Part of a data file
━━━━━━

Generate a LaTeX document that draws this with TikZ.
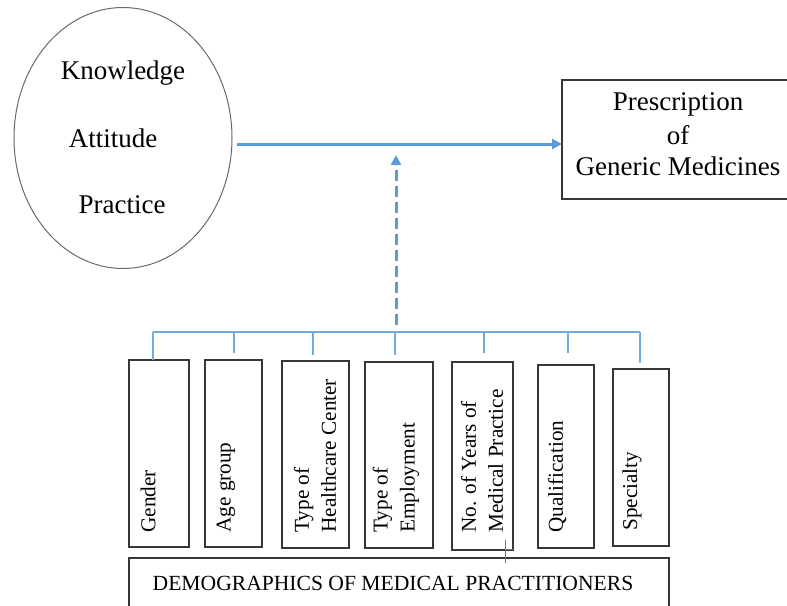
\documentclass[tikz,border=0pt]{standalone}
\usepackage{fontspec}
\setmainfont{Liberation Serif}
\usetikzlibrary{positioning,arrows.meta,shapes.geometric,calc}
\definecolor{flowblue}{RGB}{91,155,213}
\definecolor{edge}{RGB}{55,55,55}
\definecolor{rim}{RGB}{105,105,105}

\begin{document}
\begin{tikzpicture}[
  x=0.5pt, y=-0.5pt,
  >={Triangle[length=5pt,width=5pt]},
  big/.style={font=\fontsize{13.5}{15}\selectfont, inner sep=0pt},
  fbox/.style={draw=edge, line width=0.7pt, inner sep=0pt, outer sep=0pt},
  vlab/.style={rotate=90, anchor=west, align=left, inner sep=0pt, font=\fontsize{10.6}{13.5}\selectfont},
  flow/.style={->, draw=flowblue, line width=1.5pt},
  brk/.style={draw=flowblue!85, line width=1pt}
]
\useasboundingbox (0,0) rectangle (787,605);

% ---------------- KAP ELLIPSE ----------------
\node (kap) at (123,138) [ellipse, draw=rim, line width=0.5pt, minimum width=109pt, minimum height=130.5pt, inner sep=0pt, outer sep=0pt] {};
\node (know) at (123,73)  [big] {Knowledge};
\node (att)  at (113,138) [big] {Attitude};
\node (prac) at (122,205) [big] {Practice};

% ---------------- OUTCOME ----------------
\node (presc) at (677,139.5) [fbox, minimum width=115pt, minimum height=59.5pt] {};
\node (presc1) at (678,104) [big] {Prescription};
\node (presc2) at (678,135) [big] {of};
\node (presc3) at (678,166) [big] {Generic Medicines};
\draw[flow] ([shift={(5,6)}]kap.east) -- ([shift={(0,4.5)}]presc.west);

% ---------------- DEMOGRAPHIC BOXES ----------------
\node (gender) at (159,453.5) [fbox, minimum width=30pt,   minimum height=93.5pt] {};
\node (age)    at (233.5,453.5) [fbox, minimum width=28.5pt, minimum height=93.5pt] {};
\node (hcc)    at (315.5,454.5) [fbox, minimum width=33.5pt, minimum height=93.5pt] {};
\node (emp)    at (399,455) [fbox, minimum width=34pt,   minimum height=93pt] {};
\node (yrs)    at (482.5,456) [fbox, minimum width=30.5pt, minimum height=94pt] {};
\node (qual)   at (566,456.5) [fbox, minimum width=28pt,   minimum height=91.5pt] {};
\node (spec)   at (641,457.5) [fbox, minimum width=28pt,   minimum height=88.5pt] {};

\node (genderT) at (148,533) [vlab] {Gender};
\node (ageT)    at (226,533) [vlab] {Age group};
\node (hccT)    at (315,533) [vlab] {Type of\\Healthcare Center};
\node (empT)    at (396,533) [vlab] {Type of\\Employment};
\node (yrsT)    at (482,533) [vlab] {No. of Years of\\Medical Practice};
\node (qualT)   at (557,533) [vlab] {Qualification};
\node (specT)   at (632,531) [vlab] {Specialty};

\node (demo) at (399,591.5) [fbox, minimum width=270pt, minimum height=33.5pt] {};
\node (demoT) at (393,583) [inner sep=0pt, font=\fontsize{10.8}{13}\selectfont] {DEMOGRAPHICS OF MEDICAL PRACTITIONERS};
\draw[edge!70, line width=0.5pt] (505,540) -- (505,563) (505,549) -- (yrs.south east |- 0,549);

% ---------------- BRACKET + MODERATOR ----------------
\coordinate (barL) at (153,332);
\coordinate (barR) at (640,332);
\coordinate (barM) at (396,332);
\coordinate (joint) at (396,155);
\draw[brk] (barL) -- (barR);
\draw[brk] (barL) -- (barL |- gender.north);
\foreach \b/\bx/\gap in {age/234/3.5, hcc/313/3, emp/395/3.5, yrs/484/4.5, qual/568/6, spec/640/3}
  \draw[brk] (\bx,332) -- ([yshift=\gap pt]\b.north -| \bx,0);
\draw[flow, dash pattern=on 5.5pt off 2.5pt, shorten <=3.5pt] (barM) -- (joint);

\end{tikzpicture}
\end{document}
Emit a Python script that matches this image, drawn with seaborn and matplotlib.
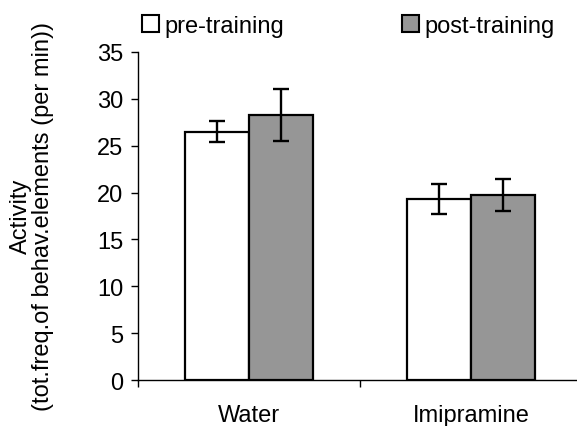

━━━━━━

- **Problem requirements**: Your task is to transcribe all of the records precisely, with no images included.

- **Solution to the exercise**:
Generate a LaTeX document that draws this with TikZ.
\documentclass[tikz,border=0pt]{standalone}
\usepackage{fontspec}
\setmainfont{Liberation Serif}
\usetikzlibrary{positioning,arrows.meta,shapes.geometric,calc}
\definecolor{flowblue}{RGB}{91,155,213}
\definecolor{edge}{RGB}{55,55,55}
\definecolor{rim}{RGB}{105,105,105}

\begin{document}
\begin{tikzpicture}[
  x=0.5pt, y=-0.5pt,
  >={Triangle[length=5pt,width=5pt]},
  big/.style={font=\fontsize{13.5}{15}\selectfont, inner sep=0pt},
  fbox/.style={draw=edge, line width=0.7pt, inner sep=0pt, outer sep=0pt},
  vlab/.style={rotate=90, anchor=west, align=left, inner sep=0pt, font=\fontsize{10.6}{13.5}\selectfont},
  flow/.style={->, draw=flowblue, line width=1.5pt},
  brk/.style={draw=flowblue!85, line width=1pt}
]
\useasboundingbox (0,0) rectangle (787,605);

% ---------------- KAP ELLIPSE ----------------
\node (kap) at (123,138) [ellipse, draw=rim, line width=0.5pt, minimum width=109pt, minimum height=130.5pt, inner sep=0pt, outer sep=0pt] {};
\node (know) at (123,73)  [big] {Knowledge};
\node (att)  at (113,138) [big] {Attitude};
\node (prac) at (122,205) [big] {Practice};

% ---------------- OUTCOME ----------------
\node (presc) at (677,139.5) [fbox, minimum width=115pt, minimum height=59.5pt] {};
\node (presc1) at (678,104) [big] {Prescription};
\node (presc2) at (678,135) [big] {of};
\node (presc3) at (678,166) [big] {Generic Medicines};
\draw[flow] ([shift={(5,6)}]kap.east) -- ([shift={(0,4.5)}]presc.west);

% ---------------- DEMOGRAPHIC BOXES ----------------
\node (gender) at (159,453.5) [fbox, minimum width=30pt,   minimum height=93.5pt] {};
\node (age)    at (233.5,453.5) [fbox, minimum width=28.5pt, minimum height=93.5pt] {};
\node (hcc)    at (315.5,454.5) [fbox, minimum width=33.5pt, minimum height=93.5pt] {};
\node (emp)    at (399,455) [fbox, minimum width=34pt,   minimum height=93pt] {};
\node (yrs)    at (482.5,456) [fbox, minimum width=30.5pt, minimum height=94pt] {};
\node (qual)   at (566,456.5) [fbox, minimum width=28pt,   minimum height=91.5pt] {};
\node (spec)   at (641,457.5) [fbox, minimum width=28pt,   minimum height=88.5pt] {};

\node (genderT) at (148,533) [vlab] {Gender};
\node (ageT)    at (226,533) [vlab] {Age group};
\node (hccT)    at (315,533) [vlab] {Type of\\Healthcare Center};
\node (empT)    at (396,533) [vlab] {Type of\\Employment};
\node (yrsT)    at (482,533) [vlab] {No. of Years of\\Medical Practice};
\node (qualT)   at (557,533) [vlab] {Qualification};
\node (specT)   at (632,531) [vlab] {Specialty};

\node (demo) at (399,591.5) [fbox, minimum width=270pt, minimum height=33.5pt] {};
\node (demoT) at (393,583) [inner sep=0pt, font=\fontsize{10.8}{13}\selectfont] {DEMOGRAPHICS OF MEDICAL PRACTITIONERS};
\draw[edge!70, line width=0.5pt] (505,540) -- (505,563) (505,549) -- (yrs.south east |- 0,549);

% ---------------- BRACKET + MODERATOR ----------------
\coordinate (barL) at (153,332);
\coordinate (barR) at (640,332);
\coordinate (barM) at (396,332);
\coordinate (joint) at (396,155);
\draw[brk] (barL) -- (barR);
\draw[brk] (barL) -- (barL |- gender.north);
\foreach \b/\bx/\gap in {age/234/3.5, hcc/313/3, emp/395/3.5, yrs/484/4.5, qual/568/6, spec/640/3}
  \draw[brk] (\bx,332) -- ([yshift=\gap pt]\b.north -| \bx,0);
\draw[flow, dash pattern=on 5.5pt off 2.5pt, shorten <=3.5pt] (barM) -- (joint);

\end{tikzpicture}
\end{document}
Emit a Python script that matches this image, drawn with seaborn and matplotlib.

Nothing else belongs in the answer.